22 August 2006

BOLINHAS DE CUSPE


Quando a gente é criança descobre umas besteiras que ficam a vida toda com a gente.
Eu devia ter uns cinco ou seis anos, talvez até mais, porque criança de antigamente, mesmo grandinha, tinha a cabeça de menino de seis.
Morávamos numa casa cujo quintal é a única lembrança que posso guardar. Tinha um cimentão branco, escorrido, e quantos raspões nos joelhos não tivemos ao meio a todas as brincadeiras!
E era isso só. Um quintalzão largo, com uma escada empinada e alta, sem capricho e corrimão.
O sol batia forte, inteiro. Esparramados no chão, ali estávamos nós, os pequenos, brincando com as coisas da época, que era uma salinha de estar e outra de jantar, meticulosamente feitas de caixas de fósforos. Que graça de mobília! Que vida miniaturizada de então!
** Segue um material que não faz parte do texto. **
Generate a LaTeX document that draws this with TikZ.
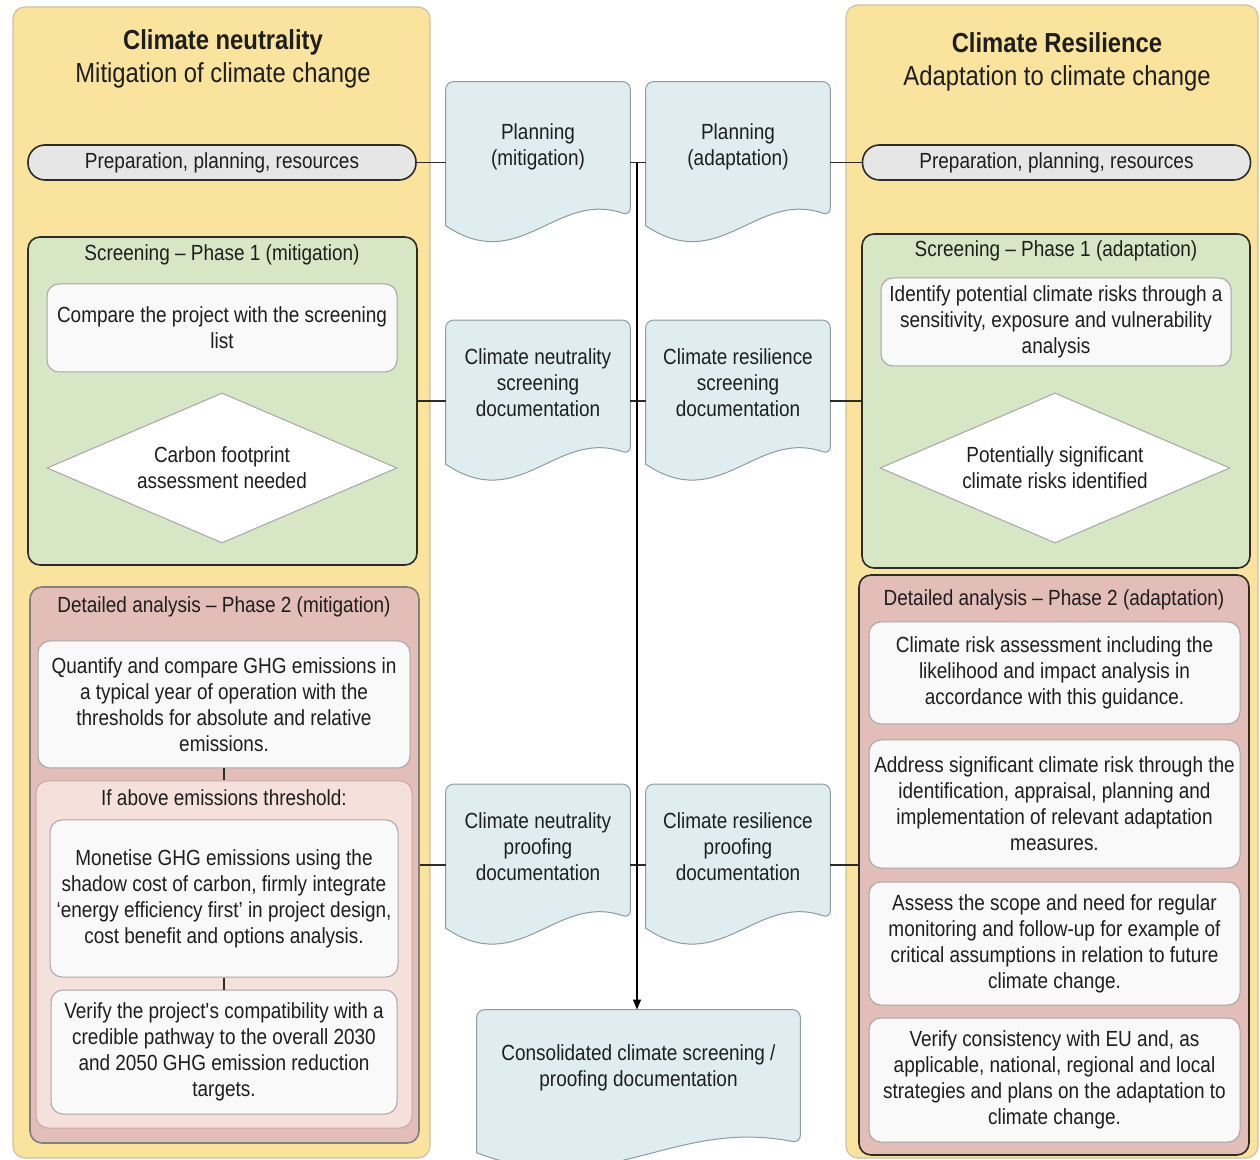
\documentclass[tikz,border=0pt]{standalone}
\usepackage{fontspec}
\setmainfont{Liberation Sans}[FakeStretch=0.866]
\usetikzlibrary{shapes.geometric,arrows.meta,calc,backgrounds}
\definecolor{panelyellow}{HTML}{F9E39D}
\definecolor{panelline}{HTML}{CBC2A2}
\definecolor{prepgray}{HTML}{E6E6E6}
\definecolor{darkline}{HTML}{2B2B2B}
\definecolor{screengreen}{HTML}{D7E6C5}
\definecolor{analysispink}{HTML}{E3BDB7}
\definecolor{subpink}{HTML}{F5E0DC}
\definecolor{subline}{HTML}{C9A9A4}
\definecolor{boxwhite}{HTML}{F9F9F9}
\definecolor{boxline}{HTML}{A6A6A6}
\definecolor{docblue}{HTML}{DFEDF1}
\definecolor{docedge}{HTML}{8E9A9E}
\definecolor{textgray}{HTML}{1E1E1E}
\begin{document}
\begin{tikzpicture}[x=0.5pt,y=-0.5pt,
    font=\fontsize{10.95}{13}\selectfont, text=textgray,
    panel/.style={draw=panelline, fill=panelyellow, rounded corners=6pt, line width=0.6pt},
    heading/.style={align=center, font=\fontsize{13.75}{16.5}\selectfont},
    prep/.style={draw=darkline, fill=prepgray, rounded corners=8.5pt, line width=0.8pt,
        minimum width=194pt, minimum height=17.5pt, inner sep=0pt},
    phaseone/.style={draw=darkline, fill=screengreen, rounded corners=6pt, line width=0.8pt},
    phasetwo/.style={draw=#1, fill=analysispink, rounded corners=6pt, line width=0.8pt},
    subgroup/.style={draw=subline, fill=subpink, rounded corners=6pt, line width=0.5pt},
    task/.style={draw=boxline, fill=boxwhite, rounded corners=6pt, line width=0.5pt,
        align=center, inner sep=1pt},
    decision/.style={diamond, aspect=2.33, draw=boxline, fill=white, line width=0.5pt,
        minimum width=175pt, minimum height=75pt, inner sep=0pt, align=center},
    doc/.style={align=center, inner sep=0pt, text depth=18pt, minimum width=92pt, minimum height=80.5pt},
    docline/.style={draw=docedge, fill=docblue, line width=0.5pt},
    link/.style={draw=darkline, line width=0.6pt},
    flow/.style={draw=black, line width=0.6pt, -{Triangle[length=5pt,width=4pt]}}]
\useasboundingbox (0,0) rectangle (1260,1160);
\node[panel, minimum width=208.5pt, minimum height=575.5pt] (lpanel) at (221.5,582.5) {};
\node[panel, minimum width=206pt, minimum height=576.5pt] (rpanel) at (1052,581.5) {};
\node[heading] (lhead) at (223,58.5) {\textbf{Climate neutrality}\\Mitigation of climate change};
\node[heading] (rhead) at (1057,62) {\textbf{Climate Resilience}\\Adaptation to climate change};
\node[prep] (lprep) at (222,162.5) {Preparation, planning, resources};
\node[prep] (rprep) at (1056.5,162.5) {Preparation, planning, resources};

\node[phaseone, minimum width=194.5pt, minimum height=164pt] (lscr) at (222.5,401) {};
\node (lscrt) at (222,255) {Screening – Phase 1 (mitigation)};
\node[task, minimum width=175pt, minimum height=44pt] (lcmp) at (222,328) {Compare the project with the screening\\list};
\node[decision] (ldec) at (222,468) {Carbon footprint\\assessment needed};
\node[phaseone, minimum width=194pt, minimum height=167pt] (rscr) at (1056,401) {};
\node (rscrt) at (1056,251) {Screening – Phase 1 (adaptation)};
\node[task, minimum width=175pt, minimum height=44pt] (rident) at (1056,322) {Identify potential climate risks through a\\sensitivity, exposure and vulnerability\\analysis};
\node[decision] (rdec) at (1055,468) {Potentially significant\\climate risks identified};

\node[phasetwo=gray, minimum width=194.5pt, minimum height=278pt] (lana) at (224.5,865) {};
\node (lanat) at (224,607) {Detailed analysis – Phase 2 (mitigation)};
\node[task, minimum width=186pt, minimum height=63.5pt] (lquant) at (224,704.5) {Quantify and compare GHG emissions in\\a typical year of operation with the\\thresholds for absolute and relative\\emissions.};
\node[subgroup, minimum width=188pt, minimum height=173.5pt] (lsub) at (224,954.5) {};
\node (lsubt) at (224,798) {If above emissions threshold:};
\node[task, minimum width=174pt, minimum height=78.5pt] (lmon) at (224,898.5) {Monetise GHG emissions using the\\shadow cost of carbon, firmly integrate\\‘energy efficiency first’ in project design,\\cost benefit and options analysis.};
\node[task, minimum width=173pt, minimum height=62pt] (lver) at (224,1052) {Verify the project\textquotesingle s compatibility with a\\credible pathway to the overall 2030\\and 2050 GHG emission reduction\\targets.};
\node[phasetwo=darkline, minimum width=195pt, minimum height=290pt] (rana) at (1054,865) {};
\node (ranat) at (1054,600) {Detailed analysis – Phase 2 (adaptation)};
\node[task, minimum width=185.5pt, minimum height=51pt] (rrisk) at (1054.5,673) {Climate risk assessment including the\\likelihood and impact analysis in\\accordance with this guidance.};
\node[task, minimum width=185.5pt, minimum height=64pt] (raddr) at (1054.5,804) {Address significant climate risk through the\\identification, appraisal, planning and\\implementation of relevant adaptation\\measures.};
\node[task, minimum width=185.5pt, minimum height=61.5pt] (rmon) at (1054.5,943.5) {Assess the scope and need for regular\\monitoring and follow-up for example of\\critical assumptions in relation to future\\climate change.};
\node[task, minimum width=185.5pt, minimum height=62pt] (rver) at (1054.5,1080) {Verify consistency with EU and, as\\applicable, national, regional and local\\strategies and plans on the adaptation to\\climate change.};

\node[doc] (planmit) at (538,162.5) {Planning\\(mitigation)};
\node[doc] (planada) at (738,162.5) {Planning\\(adaptation)};
\node[doc] (scrmit) at (538,401) {Climate neutrality\\screening\\documentation};
\node[doc] (scrada) at (738,401) {Climate resilience\\screening\\documentation};
\node[doc] (prfmit) at (538,865) {Climate neutrality\\proofing\\documentation};
\node[doc] (prfada) at (738,865) {Climate resilience\\proofing\\documentation};
\node[doc, minimum width=161.5pt, minimum height=80pt, text depth=24pt] (cons) at (638.5,1090) {Consolidated climate screening /\\proofing documentation};
\begin{scope}[on background layer]
\foreach \d in {planmit,planada,scrmit,scrada,prfmit,prfada,cons}
    \draw[docline] let \p1=(\d.north west), \p2=(\d.south east) in
        (\x1,{\y2+0.11*(\y1-\y2)}) [rounded corners=4pt] -- (\x1,\y1) -- (\x2,\y1)
        -- (\x2,{\y2+0.17*(\y1-\y2)}) [sharp corners]
        .. controls ({\x1+0.6*(\x2-\x1)},{\y2+0.33*(\y1-\y2)}) and ({\x1+0.4*(\x2-\x1)},{\y2-0.2*(\y1-\y2)}) .. cycle;
\end{scope}

\draw[link] (lprep.east) -- (planmit.west);
\draw[link] (planmit.east) -- (planada.west);
\draw[link] (planada.east) -- (rprep.west);
\draw[link] (lscr.east) -- (scrmit.west);
\draw[link] (scrmit.east) -- (scrada.west);
\draw[link] (scrada.east) -- (rscr.west);
\draw[link] (lana.east) -- (prfmit.west);
\draw[link] (prfmit.east) -- (prfada.west);
\draw[link] (prfada.east) -- (rana.west);
\draw[link] (lquant.south) -- (lsub.north);
\draw[link] (lmon.south) -- (lver.north);
\coordinate (split) at (637,162.5);
\draw[flow] (split) -- (split |- cons.north);
\end{tikzpicture}
\end{document}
Papai e mamãe deviam estar viajando por aqueles dias. Nem sei quem tomava conta de nós, porque na verdade, acho que nem precisávamos de muita supervisão. Era o quintal o mestre, a empregada, o companheiro...
Sentada num dos primeiros degraus, perguntei à minha irmã Suzana, quando papai chegaria. Diante da pergunta inusitada para uma criança assim tão pequena, longe da escola e sem noções de abstrato, minha irmã, que ainda tem dois anos mais do que eu, e portanto, mais vividinha, pôs-se a passar o dedo indicador na língua e a sorver um bocado de saliva.
Ia molhando a ponta do dedo e imprimindo ao cimento umas bolinhas de cuspe, uma atrás da outra, a fim de mostrar concretamente o número de dias que faltava para a chegada.
Pobre Suzana... O sol competia rapidamente com as marquinhas, tão grande eram elas em número, e ia apagando rapidamente o esforço, o tempo, o vácuo.

Fico até hoje sem saber quando papai e mamãe voltaram. Só o que vi é que foram muitas as impressões no cimento.
Assim ainda a vida se mostra para mim.
O sol bateu inclemente sobre o meu coração, que não deixou nem lembranças concretas neste cimento quente.
Ainda sou aquela que não aprendeu a abstrair a vida, que não aprendeu a sair do degrauzinho, que ficou observando o desaparecimento do real, do esforço do real; que se agarrando as lições dos outros, incompreensíveis, altas, ainda assim, franze a testa, e diz que compreende.
Sou ainda aquela que se ficava em cócoras, agarrada aos paninhos, os olhos esbugalhados, olhando assombrada a vida esmaecer-se, a não entender o óbvio, a falta, o nada.
Eu sou aquela que não viu o portão, que não sabia que existia um portão, que se deixou ficar naquele quintal, que não se libertou porque simplesmente não soube, e que sente medo, um medo terrível do concreto, da razão.
A vida continuou tórrida, e o que sobrou, foi a limitação do quintal, a coisa árida, a total ignorância das coisas, e até hoje, como diria... sem nenhuma supervisão.